## STATED TASK
Transcribe every line from the top down to the line with "return 1 - (y - OFF) / H", both ends included, but not the pictures.

--*--

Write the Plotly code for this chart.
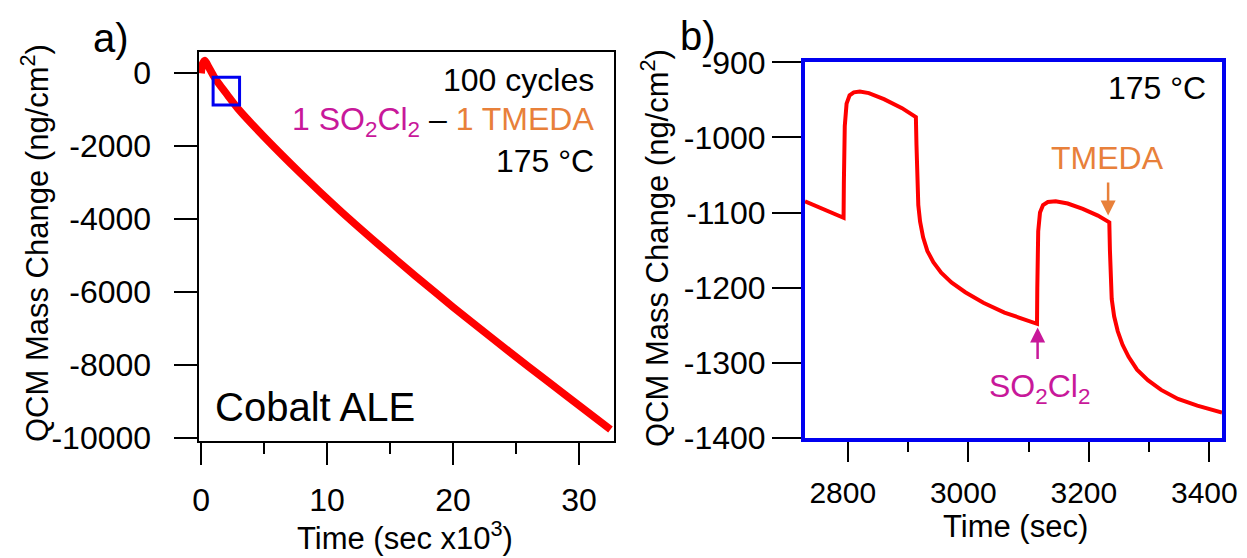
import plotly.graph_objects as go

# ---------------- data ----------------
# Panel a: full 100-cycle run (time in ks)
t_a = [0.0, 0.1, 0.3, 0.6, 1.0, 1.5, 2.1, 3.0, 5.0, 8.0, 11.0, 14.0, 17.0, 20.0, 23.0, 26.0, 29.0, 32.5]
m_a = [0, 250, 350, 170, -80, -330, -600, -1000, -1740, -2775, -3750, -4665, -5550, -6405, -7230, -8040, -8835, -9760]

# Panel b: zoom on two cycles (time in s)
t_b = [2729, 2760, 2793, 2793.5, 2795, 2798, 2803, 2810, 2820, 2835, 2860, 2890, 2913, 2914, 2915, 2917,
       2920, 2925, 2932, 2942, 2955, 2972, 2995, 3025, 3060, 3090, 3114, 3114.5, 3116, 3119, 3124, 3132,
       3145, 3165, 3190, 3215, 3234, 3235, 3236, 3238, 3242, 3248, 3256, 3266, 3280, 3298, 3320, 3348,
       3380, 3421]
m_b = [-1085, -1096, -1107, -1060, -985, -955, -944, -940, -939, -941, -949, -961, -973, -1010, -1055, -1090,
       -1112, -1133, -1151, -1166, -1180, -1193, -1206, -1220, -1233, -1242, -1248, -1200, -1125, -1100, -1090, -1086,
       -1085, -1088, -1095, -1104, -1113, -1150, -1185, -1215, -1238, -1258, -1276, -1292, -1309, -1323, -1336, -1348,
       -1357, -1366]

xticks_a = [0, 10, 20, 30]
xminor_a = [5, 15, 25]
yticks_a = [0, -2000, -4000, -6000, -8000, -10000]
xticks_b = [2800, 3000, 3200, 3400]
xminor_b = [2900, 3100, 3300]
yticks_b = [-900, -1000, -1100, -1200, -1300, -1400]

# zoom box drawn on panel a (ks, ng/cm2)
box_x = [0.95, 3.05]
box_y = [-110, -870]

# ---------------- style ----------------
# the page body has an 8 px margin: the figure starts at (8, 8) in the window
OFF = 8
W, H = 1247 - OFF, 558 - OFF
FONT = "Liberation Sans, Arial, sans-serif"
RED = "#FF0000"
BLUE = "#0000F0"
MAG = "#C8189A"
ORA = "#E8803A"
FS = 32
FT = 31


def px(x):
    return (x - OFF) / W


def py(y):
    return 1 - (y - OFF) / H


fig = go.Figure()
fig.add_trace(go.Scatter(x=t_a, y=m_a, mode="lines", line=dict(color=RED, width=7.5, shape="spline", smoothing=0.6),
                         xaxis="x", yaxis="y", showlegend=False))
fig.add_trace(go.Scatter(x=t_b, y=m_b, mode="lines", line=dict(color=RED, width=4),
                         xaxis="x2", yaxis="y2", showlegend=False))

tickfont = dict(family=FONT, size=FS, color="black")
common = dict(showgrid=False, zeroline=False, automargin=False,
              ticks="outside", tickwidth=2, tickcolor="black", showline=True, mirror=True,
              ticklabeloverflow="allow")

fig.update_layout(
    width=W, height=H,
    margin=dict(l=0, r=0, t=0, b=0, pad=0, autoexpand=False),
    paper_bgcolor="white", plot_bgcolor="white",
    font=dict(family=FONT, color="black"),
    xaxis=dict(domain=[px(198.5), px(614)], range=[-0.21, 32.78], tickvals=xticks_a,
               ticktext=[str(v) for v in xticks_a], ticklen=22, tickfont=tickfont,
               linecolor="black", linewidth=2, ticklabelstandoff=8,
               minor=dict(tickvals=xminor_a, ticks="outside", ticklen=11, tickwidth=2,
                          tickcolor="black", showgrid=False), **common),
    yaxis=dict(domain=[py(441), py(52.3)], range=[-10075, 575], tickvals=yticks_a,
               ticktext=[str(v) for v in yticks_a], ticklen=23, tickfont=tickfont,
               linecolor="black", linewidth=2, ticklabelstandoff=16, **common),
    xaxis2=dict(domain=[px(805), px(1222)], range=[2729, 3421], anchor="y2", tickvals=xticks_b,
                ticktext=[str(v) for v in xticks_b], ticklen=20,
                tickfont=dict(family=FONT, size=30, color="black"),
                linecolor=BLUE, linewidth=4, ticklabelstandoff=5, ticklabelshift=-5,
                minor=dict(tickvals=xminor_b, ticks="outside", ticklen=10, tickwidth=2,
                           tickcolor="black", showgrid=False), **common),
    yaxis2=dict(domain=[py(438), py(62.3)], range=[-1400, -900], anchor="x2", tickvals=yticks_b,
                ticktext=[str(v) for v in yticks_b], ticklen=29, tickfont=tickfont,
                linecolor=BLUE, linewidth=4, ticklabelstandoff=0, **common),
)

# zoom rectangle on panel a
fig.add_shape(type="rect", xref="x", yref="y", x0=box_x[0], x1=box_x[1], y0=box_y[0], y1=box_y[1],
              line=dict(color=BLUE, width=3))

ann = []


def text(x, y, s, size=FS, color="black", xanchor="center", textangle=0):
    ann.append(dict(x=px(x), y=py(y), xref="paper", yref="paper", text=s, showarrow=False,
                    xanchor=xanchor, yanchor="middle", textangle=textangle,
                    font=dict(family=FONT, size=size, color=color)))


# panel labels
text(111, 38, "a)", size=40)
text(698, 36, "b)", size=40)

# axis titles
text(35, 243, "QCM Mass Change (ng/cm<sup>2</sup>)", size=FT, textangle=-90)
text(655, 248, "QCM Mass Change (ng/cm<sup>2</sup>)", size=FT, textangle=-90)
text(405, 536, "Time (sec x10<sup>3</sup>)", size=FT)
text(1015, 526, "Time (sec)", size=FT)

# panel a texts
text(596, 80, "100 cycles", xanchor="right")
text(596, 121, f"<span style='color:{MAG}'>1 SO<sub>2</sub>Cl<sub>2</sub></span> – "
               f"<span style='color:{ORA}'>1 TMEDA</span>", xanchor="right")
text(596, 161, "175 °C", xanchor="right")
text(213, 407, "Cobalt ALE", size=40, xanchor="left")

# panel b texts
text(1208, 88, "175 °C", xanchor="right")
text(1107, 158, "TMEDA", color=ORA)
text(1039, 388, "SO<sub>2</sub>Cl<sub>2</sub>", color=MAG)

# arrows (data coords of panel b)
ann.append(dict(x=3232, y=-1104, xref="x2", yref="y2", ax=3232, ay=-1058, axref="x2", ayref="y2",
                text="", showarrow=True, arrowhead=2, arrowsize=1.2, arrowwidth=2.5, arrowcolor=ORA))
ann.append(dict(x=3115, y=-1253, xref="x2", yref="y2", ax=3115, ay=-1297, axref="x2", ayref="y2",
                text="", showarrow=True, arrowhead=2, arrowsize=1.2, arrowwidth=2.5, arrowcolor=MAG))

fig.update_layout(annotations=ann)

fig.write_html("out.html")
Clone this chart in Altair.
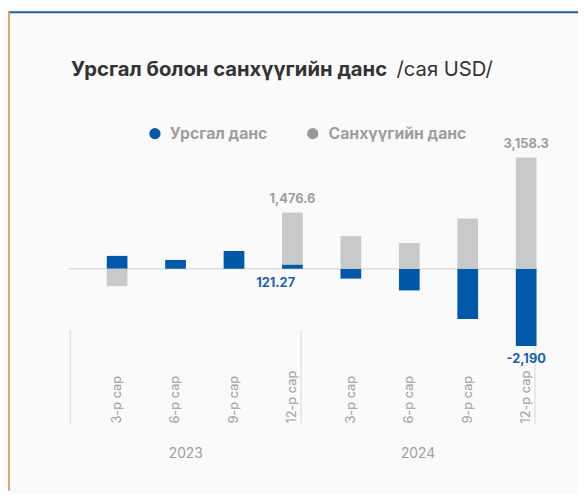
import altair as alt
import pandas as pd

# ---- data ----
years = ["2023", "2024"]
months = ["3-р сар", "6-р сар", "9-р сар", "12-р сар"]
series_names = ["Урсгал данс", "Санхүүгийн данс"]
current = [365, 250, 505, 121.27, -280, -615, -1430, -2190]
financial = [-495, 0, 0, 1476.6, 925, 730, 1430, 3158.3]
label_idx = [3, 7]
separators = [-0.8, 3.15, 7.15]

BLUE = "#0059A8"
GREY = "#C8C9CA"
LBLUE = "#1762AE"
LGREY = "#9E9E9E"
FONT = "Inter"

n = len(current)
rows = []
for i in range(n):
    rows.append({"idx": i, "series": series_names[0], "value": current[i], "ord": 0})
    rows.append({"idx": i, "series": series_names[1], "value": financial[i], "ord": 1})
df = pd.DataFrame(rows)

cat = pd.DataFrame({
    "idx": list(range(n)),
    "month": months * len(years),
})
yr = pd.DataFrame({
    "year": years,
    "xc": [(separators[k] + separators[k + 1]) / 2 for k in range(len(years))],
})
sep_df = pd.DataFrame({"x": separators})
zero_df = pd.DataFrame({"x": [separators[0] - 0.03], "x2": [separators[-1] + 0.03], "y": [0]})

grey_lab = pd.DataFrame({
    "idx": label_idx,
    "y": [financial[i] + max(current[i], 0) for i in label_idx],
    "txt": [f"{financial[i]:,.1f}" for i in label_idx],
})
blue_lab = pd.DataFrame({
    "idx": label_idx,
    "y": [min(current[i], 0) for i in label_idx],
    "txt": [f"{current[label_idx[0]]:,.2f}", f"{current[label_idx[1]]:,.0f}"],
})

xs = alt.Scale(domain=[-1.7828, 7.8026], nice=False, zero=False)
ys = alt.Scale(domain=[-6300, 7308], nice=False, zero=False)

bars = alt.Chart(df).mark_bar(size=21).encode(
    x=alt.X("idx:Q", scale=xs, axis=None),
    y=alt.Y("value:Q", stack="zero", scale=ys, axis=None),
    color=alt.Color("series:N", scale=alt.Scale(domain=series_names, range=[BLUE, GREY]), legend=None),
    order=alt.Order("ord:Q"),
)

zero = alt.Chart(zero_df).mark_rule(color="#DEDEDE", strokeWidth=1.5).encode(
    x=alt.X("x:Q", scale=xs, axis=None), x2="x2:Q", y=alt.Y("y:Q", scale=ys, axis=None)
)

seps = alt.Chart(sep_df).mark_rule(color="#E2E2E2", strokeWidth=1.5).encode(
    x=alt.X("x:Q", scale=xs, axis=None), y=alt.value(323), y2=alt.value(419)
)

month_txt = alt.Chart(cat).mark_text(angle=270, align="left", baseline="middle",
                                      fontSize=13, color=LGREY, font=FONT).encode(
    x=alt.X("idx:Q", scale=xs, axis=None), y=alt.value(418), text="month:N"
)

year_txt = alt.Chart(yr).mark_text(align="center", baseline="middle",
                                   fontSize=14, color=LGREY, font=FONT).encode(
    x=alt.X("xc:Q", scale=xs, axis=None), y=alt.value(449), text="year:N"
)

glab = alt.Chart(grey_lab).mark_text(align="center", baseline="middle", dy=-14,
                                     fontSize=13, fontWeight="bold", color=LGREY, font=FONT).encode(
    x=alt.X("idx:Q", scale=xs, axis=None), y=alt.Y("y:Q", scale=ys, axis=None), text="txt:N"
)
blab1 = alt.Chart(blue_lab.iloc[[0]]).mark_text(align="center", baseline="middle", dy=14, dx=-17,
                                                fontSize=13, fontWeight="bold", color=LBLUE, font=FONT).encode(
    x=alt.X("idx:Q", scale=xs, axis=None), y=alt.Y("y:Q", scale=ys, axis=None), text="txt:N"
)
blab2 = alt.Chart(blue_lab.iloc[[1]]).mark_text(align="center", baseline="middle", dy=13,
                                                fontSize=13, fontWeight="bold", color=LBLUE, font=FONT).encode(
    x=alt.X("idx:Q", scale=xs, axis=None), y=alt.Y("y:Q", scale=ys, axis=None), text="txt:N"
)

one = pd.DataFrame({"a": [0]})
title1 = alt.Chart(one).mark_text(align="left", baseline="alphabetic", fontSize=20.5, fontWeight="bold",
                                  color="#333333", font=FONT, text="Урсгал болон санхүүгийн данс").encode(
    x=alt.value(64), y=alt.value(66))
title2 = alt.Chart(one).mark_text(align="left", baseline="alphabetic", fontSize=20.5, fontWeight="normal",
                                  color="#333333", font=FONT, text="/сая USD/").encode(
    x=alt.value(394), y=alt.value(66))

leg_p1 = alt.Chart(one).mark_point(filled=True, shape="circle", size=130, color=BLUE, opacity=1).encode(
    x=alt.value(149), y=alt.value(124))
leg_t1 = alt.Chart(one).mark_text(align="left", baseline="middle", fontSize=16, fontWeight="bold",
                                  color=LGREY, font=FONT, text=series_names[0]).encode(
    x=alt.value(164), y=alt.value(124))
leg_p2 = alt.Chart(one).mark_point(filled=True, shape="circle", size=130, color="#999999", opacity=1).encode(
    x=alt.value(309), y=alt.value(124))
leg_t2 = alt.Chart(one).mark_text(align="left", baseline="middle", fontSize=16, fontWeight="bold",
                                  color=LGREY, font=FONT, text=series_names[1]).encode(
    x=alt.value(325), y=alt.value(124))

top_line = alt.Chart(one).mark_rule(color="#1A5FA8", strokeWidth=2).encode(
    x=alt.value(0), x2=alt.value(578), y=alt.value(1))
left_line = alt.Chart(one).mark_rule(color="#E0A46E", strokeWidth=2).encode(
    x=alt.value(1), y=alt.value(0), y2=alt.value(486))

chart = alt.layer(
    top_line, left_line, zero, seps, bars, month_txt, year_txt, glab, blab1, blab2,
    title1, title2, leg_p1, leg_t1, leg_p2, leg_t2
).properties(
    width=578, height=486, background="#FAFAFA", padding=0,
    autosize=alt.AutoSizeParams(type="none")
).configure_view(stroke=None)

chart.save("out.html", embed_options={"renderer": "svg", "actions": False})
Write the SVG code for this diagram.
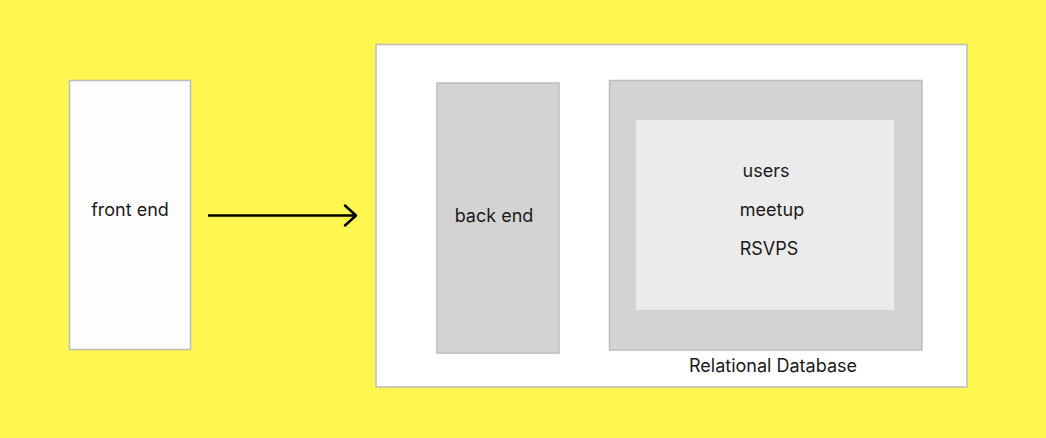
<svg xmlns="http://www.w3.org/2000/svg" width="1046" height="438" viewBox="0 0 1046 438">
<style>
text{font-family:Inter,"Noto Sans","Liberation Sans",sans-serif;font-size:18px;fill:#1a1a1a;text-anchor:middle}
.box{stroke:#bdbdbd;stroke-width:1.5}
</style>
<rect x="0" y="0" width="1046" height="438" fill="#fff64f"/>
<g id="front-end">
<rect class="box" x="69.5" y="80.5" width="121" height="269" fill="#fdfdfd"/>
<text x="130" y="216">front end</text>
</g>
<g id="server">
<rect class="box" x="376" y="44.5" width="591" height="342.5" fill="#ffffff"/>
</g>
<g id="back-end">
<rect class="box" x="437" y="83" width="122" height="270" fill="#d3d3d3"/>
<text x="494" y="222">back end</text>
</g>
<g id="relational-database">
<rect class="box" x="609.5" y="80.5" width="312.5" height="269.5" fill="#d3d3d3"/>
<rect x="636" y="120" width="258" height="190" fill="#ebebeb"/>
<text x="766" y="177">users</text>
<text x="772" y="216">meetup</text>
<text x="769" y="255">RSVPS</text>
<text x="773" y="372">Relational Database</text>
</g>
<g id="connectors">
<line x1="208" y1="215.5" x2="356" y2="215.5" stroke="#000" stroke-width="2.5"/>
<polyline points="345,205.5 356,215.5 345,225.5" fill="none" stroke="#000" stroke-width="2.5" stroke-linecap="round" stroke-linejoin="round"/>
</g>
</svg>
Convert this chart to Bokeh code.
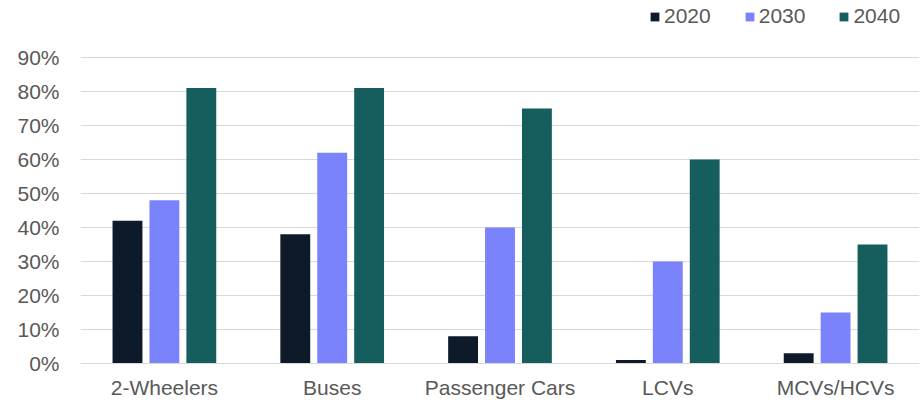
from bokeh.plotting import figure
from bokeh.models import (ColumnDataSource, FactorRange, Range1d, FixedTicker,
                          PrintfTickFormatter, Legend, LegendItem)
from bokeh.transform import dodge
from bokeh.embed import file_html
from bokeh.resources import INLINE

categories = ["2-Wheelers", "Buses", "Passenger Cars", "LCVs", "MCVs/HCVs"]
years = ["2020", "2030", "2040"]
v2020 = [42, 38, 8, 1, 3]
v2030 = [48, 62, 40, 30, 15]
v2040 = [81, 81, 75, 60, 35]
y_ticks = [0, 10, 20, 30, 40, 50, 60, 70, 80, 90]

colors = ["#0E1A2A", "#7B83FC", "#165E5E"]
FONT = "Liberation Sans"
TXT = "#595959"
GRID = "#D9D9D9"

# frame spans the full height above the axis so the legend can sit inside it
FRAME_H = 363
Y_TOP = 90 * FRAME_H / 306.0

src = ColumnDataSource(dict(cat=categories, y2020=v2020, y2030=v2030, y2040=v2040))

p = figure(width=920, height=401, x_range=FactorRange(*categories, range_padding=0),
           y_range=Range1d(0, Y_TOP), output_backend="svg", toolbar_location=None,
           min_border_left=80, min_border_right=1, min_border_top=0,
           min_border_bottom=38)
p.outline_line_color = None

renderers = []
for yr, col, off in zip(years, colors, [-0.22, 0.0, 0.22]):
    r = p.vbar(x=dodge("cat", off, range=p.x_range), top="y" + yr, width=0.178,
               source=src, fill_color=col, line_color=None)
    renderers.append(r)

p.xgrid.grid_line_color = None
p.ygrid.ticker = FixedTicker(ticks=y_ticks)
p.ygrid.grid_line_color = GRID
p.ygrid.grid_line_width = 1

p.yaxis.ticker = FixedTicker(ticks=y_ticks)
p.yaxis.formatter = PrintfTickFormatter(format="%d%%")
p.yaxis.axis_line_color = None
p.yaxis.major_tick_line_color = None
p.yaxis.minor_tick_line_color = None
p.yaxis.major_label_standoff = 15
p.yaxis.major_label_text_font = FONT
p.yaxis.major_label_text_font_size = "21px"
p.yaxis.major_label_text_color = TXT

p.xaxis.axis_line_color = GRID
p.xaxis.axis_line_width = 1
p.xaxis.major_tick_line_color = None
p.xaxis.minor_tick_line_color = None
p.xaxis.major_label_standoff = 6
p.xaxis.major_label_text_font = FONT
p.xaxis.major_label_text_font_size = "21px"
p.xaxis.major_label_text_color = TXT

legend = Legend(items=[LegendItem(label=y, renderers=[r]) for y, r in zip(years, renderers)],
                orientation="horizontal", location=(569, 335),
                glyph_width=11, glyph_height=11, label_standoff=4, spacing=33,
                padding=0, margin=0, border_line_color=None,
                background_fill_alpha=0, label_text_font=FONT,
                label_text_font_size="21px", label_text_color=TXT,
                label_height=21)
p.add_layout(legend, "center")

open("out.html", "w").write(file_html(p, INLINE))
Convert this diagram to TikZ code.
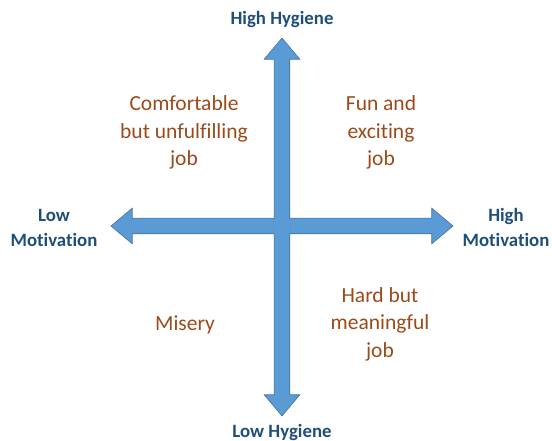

--*--

## RESULT OF THE TASK
Write the Plotly code for this chart.
import plotly.graph_objects as go

# ---------------- data ----------------
# Panel a: full 100-cycle run (time in ks)
t_a = [0.0, 0.1, 0.3, 0.6, 1.0, 1.5, 2.1, 3.0, 5.0, 8.0, 11.0, 14.0, 17.0, 20.0, 23.0, 26.0, 29.0, 32.5]
m_a = [0, 250, 350, 170, -80, -330, -600, -1000, -1740, -2775, -3750, -4665, -5550, -6405, -7230, -8040, -8835, -9760]

# Panel b: zoom on two cycles (time in s)
t_b = [2729, 2760, 2793, 2793.5, 2795, 2798, 2803, 2810, 2820, 2835, 2860, 2890, 2913, 2914, 2915, 2917,
       2920, 2925, 2932, 2942, 2955, 2972, 2995, 3025, 3060, 3090, 3114, 3114.5, 3116, 3119, 3124, 3132,
       3145, 3165, 3190, 3215, 3234, 3235, 3236, 3238, 3242, 3248, 3256, 3266, 3280, 3298, 3320, 3348,
       3380, 3421]
m_b = [-1085, -1096, -1107, -1060, -985, -955, -944, -940, -939, -941, -949, -961, -973, -1010, -1055, -1090,
       -1112, -1133, -1151, -1166, -1180, -1193, -1206, -1220, -1233, -1242, -1248, -1200, -1125, -1100, -1090, -1086,
       -1085, -1088, -1095, -1104, -1113, -1150, -1185, -1215, -1238, -1258, -1276, -1292, -1309, -1323, -1336, -1348,
       -1357, -1366]

xticks_a = [0, 10, 20, 30]
xminor_a = [5, 15, 25]
yticks_a = [0, -2000, -4000, -6000, -8000, -10000]
xticks_b = [2800, 3000, 3200, 3400]
xminor_b = [2900, 3100, 3300]
yticks_b = [-900, -1000, -1100, -1200, -1300, -1400]

# zoom box drawn on panel a (ks, ng/cm2)
box_x = [0.95, 3.05]
box_y = [-110, -870]

# ---------------- style ----------------
# the page body has an 8 px margin: the figure starts at (8, 8) in the window
OFF = 8
W, H = 1247 - OFF, 558 - OFF
FONT = "Liberation Sans, Arial, sans-serif"
RED = "#FF0000"
BLUE = "#0000F0"
MAG = "#C8189A"
ORA = "#E8803A"
FS = 32
FT = 31


def px(x):
    return (x - OFF) / W


def py(y):
    return 1 - (y - OFF) / H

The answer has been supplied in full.